Docker Model Runner allows you to run AI models locally through Docker Desktop. Here’s a breakdown of the available models and their recommended use cases:

1. ai/smollm2
- Parameters: 361.82M (very small)
- Quantization: IQ2_XXS/Q4_K_M
- Architecture: Llama
- Size: ~256MB
- Best for:
- Development and prototyping
- Devices with limited resources
- Quick response applications
- Customer support assistants
- Local testing without GPU
- Low-latency applications
- Entry-level AI experimentation
2. ai/llama3.2
- Parameters: Multiple versions (1B, 3B, 11B variants)
- Architecture: Llama
- Size: 2 GB
- Best for:
- General-purpose text generation
- Efficient inference with fewer parameters
- Applications requiring quick responses
- Chatbots and conversational agents
- Content summarization
- When speed and efficiency are priorities
3. ai/llama3.3
- Parameters: 70B
- Architecture: Llama
- Size: 42 GB
- Best for:
- Complex text generation tasks
- Advanced conversational agents
- Content creation and summarization
- Applications requiring deeper understanding
- When quality is more important than speed
- Projects with sufficient hardware resources
4. ai/gemma3
- Also available as ai/gemma3-qat (quantization-aware trained)

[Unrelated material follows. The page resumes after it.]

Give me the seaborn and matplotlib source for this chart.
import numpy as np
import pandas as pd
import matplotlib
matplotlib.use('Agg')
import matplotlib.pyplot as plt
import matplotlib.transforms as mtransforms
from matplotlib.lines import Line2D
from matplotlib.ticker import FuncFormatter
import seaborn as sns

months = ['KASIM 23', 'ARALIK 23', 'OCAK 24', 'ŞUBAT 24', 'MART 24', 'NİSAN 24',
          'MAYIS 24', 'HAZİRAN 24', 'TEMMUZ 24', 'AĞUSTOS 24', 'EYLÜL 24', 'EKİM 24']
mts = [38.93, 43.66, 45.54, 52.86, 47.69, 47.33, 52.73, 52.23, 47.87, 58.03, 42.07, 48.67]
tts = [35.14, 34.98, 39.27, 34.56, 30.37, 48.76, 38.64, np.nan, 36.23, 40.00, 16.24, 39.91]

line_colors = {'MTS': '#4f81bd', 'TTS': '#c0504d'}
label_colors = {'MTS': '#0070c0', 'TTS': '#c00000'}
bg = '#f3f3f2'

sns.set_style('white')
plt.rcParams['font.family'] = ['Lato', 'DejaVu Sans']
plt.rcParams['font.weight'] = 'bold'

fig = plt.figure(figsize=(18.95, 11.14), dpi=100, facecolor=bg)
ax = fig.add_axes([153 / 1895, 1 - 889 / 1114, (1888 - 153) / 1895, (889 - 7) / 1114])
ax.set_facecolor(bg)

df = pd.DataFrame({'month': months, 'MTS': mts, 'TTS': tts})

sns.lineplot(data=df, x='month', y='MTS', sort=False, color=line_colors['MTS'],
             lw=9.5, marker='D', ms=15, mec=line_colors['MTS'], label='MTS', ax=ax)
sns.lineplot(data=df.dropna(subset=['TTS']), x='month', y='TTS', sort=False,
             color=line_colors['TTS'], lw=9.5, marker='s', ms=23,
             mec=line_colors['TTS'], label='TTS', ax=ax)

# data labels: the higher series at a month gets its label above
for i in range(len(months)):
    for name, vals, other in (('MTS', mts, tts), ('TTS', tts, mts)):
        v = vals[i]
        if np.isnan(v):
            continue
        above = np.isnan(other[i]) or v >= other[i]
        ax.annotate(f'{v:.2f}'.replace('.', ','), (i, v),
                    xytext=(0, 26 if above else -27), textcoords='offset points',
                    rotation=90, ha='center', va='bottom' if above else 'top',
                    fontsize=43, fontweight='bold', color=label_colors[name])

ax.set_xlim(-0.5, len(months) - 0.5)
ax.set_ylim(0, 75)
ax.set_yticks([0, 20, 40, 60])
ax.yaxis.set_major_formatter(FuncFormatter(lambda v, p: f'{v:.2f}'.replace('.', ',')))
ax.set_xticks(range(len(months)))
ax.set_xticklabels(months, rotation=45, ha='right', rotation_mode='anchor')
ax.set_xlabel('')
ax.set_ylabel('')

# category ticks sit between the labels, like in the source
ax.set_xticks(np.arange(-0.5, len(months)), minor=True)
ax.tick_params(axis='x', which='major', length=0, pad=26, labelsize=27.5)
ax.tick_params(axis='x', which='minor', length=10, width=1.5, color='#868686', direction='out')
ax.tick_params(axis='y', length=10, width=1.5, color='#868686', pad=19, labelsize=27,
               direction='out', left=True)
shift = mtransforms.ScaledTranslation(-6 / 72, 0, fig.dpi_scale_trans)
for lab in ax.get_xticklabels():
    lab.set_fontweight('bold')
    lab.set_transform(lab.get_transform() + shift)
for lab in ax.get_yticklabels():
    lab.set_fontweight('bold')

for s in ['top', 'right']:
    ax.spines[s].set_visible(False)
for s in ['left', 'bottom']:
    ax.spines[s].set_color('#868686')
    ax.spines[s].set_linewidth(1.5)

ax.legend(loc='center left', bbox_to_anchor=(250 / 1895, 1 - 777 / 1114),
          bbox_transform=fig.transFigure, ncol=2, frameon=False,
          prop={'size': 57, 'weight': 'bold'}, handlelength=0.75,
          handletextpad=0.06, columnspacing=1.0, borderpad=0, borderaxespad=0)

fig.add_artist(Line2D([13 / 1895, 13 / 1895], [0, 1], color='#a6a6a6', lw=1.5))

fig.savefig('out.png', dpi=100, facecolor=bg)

- Architecture: Gemini-based
- Size: 2.48 GB
- Best for:
- Academic and research applications
- Cost-effective inference (one of the cheaper models)

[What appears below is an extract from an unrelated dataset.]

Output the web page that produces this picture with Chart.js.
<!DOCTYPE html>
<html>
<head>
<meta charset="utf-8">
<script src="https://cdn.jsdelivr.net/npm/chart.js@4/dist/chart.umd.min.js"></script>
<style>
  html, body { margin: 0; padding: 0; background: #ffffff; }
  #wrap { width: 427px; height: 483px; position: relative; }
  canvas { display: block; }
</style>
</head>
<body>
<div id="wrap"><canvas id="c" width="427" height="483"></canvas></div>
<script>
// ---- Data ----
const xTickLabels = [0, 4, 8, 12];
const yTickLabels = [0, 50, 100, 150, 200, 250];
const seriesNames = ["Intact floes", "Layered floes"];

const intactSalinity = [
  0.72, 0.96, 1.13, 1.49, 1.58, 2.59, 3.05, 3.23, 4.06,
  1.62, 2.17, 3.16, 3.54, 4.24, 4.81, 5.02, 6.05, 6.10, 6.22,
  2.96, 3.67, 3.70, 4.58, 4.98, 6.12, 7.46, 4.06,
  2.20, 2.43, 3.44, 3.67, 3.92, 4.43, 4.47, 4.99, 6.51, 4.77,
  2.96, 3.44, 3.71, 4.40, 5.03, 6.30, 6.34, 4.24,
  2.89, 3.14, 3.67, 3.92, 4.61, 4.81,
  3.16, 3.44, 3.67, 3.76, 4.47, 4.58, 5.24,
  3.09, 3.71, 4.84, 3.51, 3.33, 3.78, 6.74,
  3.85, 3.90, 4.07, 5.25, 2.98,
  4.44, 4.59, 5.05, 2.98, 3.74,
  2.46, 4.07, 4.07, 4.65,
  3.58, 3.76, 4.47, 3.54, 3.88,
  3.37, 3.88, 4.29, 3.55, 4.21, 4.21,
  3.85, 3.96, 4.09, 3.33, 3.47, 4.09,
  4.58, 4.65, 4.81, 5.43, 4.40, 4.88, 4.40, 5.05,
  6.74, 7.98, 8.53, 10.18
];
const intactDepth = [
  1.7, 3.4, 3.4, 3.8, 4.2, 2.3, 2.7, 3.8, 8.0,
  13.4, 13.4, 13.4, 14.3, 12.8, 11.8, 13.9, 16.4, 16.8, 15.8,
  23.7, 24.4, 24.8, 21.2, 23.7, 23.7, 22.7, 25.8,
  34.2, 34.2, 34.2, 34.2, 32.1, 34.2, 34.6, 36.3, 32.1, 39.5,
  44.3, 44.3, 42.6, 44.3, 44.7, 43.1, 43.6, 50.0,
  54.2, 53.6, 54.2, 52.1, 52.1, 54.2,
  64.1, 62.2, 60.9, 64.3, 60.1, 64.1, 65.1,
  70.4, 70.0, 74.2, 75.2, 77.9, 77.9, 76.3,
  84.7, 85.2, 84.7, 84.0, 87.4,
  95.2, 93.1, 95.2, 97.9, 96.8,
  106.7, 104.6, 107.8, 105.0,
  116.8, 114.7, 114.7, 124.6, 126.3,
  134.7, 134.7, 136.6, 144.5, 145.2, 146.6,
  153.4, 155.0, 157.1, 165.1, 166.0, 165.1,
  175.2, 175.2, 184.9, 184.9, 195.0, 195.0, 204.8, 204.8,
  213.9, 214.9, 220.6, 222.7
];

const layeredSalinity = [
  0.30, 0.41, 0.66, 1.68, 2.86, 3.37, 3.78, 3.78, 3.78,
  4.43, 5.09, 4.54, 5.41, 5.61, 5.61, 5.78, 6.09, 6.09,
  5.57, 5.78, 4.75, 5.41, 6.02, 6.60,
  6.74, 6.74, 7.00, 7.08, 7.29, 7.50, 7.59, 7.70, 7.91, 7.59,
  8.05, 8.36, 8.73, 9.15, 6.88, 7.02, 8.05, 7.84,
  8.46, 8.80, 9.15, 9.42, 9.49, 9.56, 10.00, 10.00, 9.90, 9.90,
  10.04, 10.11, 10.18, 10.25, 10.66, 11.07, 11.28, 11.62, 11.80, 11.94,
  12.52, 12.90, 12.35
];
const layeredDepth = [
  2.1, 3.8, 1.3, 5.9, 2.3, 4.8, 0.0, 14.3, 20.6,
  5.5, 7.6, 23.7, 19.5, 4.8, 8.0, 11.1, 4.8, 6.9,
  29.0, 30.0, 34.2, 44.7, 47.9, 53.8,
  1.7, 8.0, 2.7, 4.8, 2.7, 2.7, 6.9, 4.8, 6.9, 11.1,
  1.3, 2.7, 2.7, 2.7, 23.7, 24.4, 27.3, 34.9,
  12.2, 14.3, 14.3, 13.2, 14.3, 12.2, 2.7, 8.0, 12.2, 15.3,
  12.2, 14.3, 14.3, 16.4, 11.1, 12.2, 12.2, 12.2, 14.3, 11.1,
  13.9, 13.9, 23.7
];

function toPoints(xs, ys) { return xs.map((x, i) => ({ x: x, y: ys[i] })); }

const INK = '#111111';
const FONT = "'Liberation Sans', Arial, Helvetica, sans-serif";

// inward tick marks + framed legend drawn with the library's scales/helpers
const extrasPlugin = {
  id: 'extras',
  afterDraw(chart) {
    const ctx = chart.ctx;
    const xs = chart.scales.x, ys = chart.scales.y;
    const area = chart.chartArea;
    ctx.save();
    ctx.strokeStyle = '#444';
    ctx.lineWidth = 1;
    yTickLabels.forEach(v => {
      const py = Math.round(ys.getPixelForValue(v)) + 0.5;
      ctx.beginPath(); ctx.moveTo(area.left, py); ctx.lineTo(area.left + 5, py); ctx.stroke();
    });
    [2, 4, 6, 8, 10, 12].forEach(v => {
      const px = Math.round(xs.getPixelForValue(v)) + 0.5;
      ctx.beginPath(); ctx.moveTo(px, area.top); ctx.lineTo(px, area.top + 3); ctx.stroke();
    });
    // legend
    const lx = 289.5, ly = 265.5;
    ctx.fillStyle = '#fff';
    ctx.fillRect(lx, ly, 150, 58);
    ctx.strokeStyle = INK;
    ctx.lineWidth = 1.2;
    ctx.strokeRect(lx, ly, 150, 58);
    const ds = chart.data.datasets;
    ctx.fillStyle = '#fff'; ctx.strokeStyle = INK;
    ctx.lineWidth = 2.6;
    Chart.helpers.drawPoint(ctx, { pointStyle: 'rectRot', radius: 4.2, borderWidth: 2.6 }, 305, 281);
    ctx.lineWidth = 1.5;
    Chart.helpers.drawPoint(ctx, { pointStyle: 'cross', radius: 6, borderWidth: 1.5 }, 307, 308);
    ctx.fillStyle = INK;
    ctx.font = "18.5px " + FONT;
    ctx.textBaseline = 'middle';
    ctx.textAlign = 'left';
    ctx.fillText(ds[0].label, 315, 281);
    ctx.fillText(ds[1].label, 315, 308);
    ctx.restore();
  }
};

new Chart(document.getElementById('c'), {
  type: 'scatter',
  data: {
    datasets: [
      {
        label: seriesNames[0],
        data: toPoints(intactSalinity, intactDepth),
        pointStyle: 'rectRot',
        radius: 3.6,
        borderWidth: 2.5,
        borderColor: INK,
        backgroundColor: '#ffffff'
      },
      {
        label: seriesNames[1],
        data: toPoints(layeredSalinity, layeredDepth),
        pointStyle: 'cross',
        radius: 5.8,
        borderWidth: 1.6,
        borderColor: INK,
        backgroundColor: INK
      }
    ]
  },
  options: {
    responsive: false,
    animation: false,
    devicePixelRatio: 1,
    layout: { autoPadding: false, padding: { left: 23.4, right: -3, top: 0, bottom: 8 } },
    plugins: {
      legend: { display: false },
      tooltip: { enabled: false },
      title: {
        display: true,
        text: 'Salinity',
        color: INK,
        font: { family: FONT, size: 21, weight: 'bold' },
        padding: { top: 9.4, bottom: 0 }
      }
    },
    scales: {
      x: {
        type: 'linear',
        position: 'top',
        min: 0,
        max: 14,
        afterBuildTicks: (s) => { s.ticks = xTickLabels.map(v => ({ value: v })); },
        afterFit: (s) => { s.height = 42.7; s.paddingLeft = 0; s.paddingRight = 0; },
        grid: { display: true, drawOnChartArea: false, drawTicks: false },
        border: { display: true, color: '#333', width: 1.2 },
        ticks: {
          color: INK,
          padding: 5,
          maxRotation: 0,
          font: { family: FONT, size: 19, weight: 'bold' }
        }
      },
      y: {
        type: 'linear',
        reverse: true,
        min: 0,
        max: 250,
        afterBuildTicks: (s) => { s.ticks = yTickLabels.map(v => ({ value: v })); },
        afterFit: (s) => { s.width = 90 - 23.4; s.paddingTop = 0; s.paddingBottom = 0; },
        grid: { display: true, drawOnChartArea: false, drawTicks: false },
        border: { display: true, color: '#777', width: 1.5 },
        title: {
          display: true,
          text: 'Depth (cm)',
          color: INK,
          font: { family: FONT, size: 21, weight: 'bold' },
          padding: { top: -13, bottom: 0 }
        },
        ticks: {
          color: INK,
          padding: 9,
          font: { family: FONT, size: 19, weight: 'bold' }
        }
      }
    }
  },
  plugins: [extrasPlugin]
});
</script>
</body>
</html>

- Applications needing strong reasoning capabilities
- When privacy and data security are critical
- Scenarios requiring offline processing
5. ai/phi4
- Size: 9.04 GB
- Best for:
- Applications requiring reasoning capabilities
- Scientific and technical content generation
- When mid-range model size is preferred (14B parameters)

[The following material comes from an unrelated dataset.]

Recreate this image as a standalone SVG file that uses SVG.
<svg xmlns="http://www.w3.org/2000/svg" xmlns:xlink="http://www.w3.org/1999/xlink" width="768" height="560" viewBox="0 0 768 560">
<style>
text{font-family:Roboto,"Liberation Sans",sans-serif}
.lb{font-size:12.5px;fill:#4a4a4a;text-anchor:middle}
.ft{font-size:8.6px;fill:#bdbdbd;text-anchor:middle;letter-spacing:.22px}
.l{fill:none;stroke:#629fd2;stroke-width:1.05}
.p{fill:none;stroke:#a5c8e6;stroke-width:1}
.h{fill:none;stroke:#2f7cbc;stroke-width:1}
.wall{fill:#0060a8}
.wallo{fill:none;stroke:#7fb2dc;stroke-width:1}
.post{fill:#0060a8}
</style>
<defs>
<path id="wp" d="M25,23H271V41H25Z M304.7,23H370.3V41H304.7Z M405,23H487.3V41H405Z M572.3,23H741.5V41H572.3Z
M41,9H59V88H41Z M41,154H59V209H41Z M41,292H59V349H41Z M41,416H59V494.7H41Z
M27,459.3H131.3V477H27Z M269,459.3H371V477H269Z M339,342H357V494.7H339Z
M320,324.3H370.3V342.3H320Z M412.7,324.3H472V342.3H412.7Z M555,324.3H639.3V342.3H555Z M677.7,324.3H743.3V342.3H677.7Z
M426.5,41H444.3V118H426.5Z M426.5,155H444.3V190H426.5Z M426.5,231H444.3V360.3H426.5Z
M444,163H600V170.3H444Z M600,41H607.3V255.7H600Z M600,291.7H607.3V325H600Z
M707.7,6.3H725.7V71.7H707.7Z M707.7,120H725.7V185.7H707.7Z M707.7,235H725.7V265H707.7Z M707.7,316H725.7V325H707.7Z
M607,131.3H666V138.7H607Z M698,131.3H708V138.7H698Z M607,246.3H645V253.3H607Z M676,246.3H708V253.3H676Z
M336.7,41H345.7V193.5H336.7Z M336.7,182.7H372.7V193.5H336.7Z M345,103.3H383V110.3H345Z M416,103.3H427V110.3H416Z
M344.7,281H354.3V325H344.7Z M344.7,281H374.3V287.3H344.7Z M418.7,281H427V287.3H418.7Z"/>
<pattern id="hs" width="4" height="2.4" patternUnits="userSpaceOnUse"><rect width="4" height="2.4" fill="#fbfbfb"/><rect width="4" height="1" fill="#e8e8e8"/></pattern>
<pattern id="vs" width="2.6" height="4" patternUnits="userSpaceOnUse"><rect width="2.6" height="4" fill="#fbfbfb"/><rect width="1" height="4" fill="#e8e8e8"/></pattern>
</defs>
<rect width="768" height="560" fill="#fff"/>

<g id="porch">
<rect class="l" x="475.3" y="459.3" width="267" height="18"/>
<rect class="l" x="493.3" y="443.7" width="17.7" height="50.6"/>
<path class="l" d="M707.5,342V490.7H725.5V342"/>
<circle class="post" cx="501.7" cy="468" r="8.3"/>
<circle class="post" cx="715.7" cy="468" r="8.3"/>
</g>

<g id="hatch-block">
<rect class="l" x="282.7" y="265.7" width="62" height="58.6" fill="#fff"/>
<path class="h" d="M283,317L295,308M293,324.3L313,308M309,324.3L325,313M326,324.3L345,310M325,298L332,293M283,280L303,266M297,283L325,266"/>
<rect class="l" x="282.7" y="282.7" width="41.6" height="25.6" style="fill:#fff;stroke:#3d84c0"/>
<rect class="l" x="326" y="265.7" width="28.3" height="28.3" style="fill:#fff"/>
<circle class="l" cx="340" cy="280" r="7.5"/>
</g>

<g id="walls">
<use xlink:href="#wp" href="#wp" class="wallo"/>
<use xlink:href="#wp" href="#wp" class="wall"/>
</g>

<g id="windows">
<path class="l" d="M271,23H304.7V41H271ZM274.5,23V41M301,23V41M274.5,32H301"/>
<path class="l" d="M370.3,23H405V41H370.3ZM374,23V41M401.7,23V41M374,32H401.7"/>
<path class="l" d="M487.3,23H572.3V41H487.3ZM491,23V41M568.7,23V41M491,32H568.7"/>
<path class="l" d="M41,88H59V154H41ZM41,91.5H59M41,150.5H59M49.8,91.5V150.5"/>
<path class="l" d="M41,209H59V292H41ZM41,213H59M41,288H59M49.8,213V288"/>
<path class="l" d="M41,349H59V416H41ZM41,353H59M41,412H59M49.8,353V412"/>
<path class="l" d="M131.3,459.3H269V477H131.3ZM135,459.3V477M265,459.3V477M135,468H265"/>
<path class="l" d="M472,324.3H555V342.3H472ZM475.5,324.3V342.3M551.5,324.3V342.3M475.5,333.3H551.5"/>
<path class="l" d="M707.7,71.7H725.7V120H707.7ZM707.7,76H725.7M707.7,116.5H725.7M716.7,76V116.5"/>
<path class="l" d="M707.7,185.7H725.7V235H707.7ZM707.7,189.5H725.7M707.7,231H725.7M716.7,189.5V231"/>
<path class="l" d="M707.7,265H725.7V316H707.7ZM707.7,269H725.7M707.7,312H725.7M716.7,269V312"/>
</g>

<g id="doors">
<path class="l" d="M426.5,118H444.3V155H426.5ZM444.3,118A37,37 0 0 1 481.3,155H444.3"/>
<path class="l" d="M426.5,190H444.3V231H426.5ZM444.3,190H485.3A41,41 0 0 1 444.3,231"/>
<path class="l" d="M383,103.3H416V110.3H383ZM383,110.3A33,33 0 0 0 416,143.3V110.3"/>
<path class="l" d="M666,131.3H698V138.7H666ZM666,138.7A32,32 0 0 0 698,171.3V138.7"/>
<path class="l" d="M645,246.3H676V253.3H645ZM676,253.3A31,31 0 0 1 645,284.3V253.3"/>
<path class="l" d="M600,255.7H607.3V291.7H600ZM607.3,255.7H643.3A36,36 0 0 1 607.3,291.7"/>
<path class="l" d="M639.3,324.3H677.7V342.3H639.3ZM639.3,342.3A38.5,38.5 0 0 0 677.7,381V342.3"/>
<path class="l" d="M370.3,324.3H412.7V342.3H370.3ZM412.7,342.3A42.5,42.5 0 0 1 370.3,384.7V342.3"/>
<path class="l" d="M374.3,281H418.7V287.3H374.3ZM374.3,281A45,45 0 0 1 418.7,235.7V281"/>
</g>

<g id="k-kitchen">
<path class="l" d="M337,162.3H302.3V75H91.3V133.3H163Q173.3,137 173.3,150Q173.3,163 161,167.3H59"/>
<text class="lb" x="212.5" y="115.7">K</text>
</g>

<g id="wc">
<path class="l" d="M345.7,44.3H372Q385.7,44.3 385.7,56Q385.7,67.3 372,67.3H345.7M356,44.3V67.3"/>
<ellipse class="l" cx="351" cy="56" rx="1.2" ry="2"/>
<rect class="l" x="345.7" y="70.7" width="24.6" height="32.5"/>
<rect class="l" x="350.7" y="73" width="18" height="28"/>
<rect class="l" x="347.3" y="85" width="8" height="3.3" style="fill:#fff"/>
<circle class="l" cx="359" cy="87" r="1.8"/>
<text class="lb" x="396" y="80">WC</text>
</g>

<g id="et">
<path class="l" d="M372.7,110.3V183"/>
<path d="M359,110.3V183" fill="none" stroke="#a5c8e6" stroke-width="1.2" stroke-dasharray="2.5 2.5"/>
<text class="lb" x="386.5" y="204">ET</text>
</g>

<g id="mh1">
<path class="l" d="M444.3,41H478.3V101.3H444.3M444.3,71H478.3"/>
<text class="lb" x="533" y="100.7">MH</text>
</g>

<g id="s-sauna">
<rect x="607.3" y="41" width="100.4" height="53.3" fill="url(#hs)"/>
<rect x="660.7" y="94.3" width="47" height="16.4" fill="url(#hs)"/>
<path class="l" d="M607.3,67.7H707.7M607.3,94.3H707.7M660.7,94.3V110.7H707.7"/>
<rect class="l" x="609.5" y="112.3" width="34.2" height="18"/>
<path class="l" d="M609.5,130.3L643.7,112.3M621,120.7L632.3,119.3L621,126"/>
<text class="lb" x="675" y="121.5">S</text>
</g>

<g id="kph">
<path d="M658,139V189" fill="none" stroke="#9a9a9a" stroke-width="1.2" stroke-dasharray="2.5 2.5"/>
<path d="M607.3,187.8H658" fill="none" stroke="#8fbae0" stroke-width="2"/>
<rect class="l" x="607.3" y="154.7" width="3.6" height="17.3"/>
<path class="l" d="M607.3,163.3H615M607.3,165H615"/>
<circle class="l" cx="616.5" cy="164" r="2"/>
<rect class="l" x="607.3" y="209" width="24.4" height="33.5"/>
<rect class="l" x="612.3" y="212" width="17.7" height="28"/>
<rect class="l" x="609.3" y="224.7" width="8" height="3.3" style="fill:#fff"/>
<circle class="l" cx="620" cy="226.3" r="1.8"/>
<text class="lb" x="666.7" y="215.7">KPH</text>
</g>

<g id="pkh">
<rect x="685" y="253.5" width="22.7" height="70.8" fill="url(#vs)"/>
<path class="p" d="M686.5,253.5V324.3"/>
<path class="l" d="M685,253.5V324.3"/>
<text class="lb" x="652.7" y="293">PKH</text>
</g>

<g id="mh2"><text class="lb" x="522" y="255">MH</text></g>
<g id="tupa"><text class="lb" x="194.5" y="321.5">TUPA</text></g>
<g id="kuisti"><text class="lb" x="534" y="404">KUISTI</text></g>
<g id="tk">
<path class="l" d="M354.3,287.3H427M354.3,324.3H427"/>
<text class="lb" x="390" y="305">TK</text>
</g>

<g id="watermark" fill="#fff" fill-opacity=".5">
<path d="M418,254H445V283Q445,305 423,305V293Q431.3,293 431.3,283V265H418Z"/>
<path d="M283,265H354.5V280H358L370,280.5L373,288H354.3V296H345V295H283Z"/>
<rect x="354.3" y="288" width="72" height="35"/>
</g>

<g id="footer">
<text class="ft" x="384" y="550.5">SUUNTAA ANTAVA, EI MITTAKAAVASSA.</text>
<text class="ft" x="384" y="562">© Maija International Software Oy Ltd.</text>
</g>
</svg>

- Educational applications
- Complex instruction following
6. ai/mistral and ai/mistral-nemo
- Size: 4.37GB
- Best for:
- Multilingual applications
- Content moderation
- Enterprise applications
- When code generation capabilities are needed
- Tasks requiring strong language understanding
7. ai/qwen2.5
- Size: 4.43 GB
- Best for:
- Cost-effective solutions (among cheaper models)
- When requiring faster inference with GQA (Grouped-query attention)
- Applications needing to handle longer sequences
- Multilingual applications
- Code generation
8. ai/deepseek-r1-distill-llama
- Size: 4.92 GB
- Note: This is a Llama model trained on DeepSeek-R1 inputs/outputs
- Best for:
- Specialized applications requiring distilled knowledge
- When needing a balance between performance and model size
- Research prototyping
How to Choose a Model

- Consider your hardware constraints:
- For devices with limited resources: ai/smollm2
- For mid-range hardware: ai/llama3.2, ai/gemma3, ai/phi4
- For powerful machines: ai/llama3.3, ai/deepseek-r1-distill-llama
- Consider your application needs:
- For general text generation: ai/llama3.2 or ai/llama3.3
- For code generation: ai/qwen2.5 or ai/mistral
- For reasoning tasks: ai/gemma3 or ai/phi4
- For prototyping and testing: ai/smollm2
- Consider privacy and security requirements:
- All models run locally, providing enhanced privacy
- Larger models may offer more robust outputs for sensitive applications
- Development workflow integration:
- Use Docker Compose for integrating models with your applications
- Leverage the OpenAI-compatible API for easy integration
Getting Started Example

Pull a small model for testing:
docker model pull ai/smollm2
Run the model with a prompt
:
docker model run ai/smollm2 "What is Docker?"
For integration with applications, use the OpenAI-compatible API
curl http://model-runner.docker.internal/engines/llama.cpp/v1/chat/completions \
-H "Content-Type: application/json" \
-d '{
"model": "ai/smollm2",
"messages": [
{"role": "system", "content": "You are a helpful assistant."},
{"role": "user", "content": "What is Docker?"}
]
}'
This guide should help you select the appropriate Docker AI model for your specific use case and hardware constraints.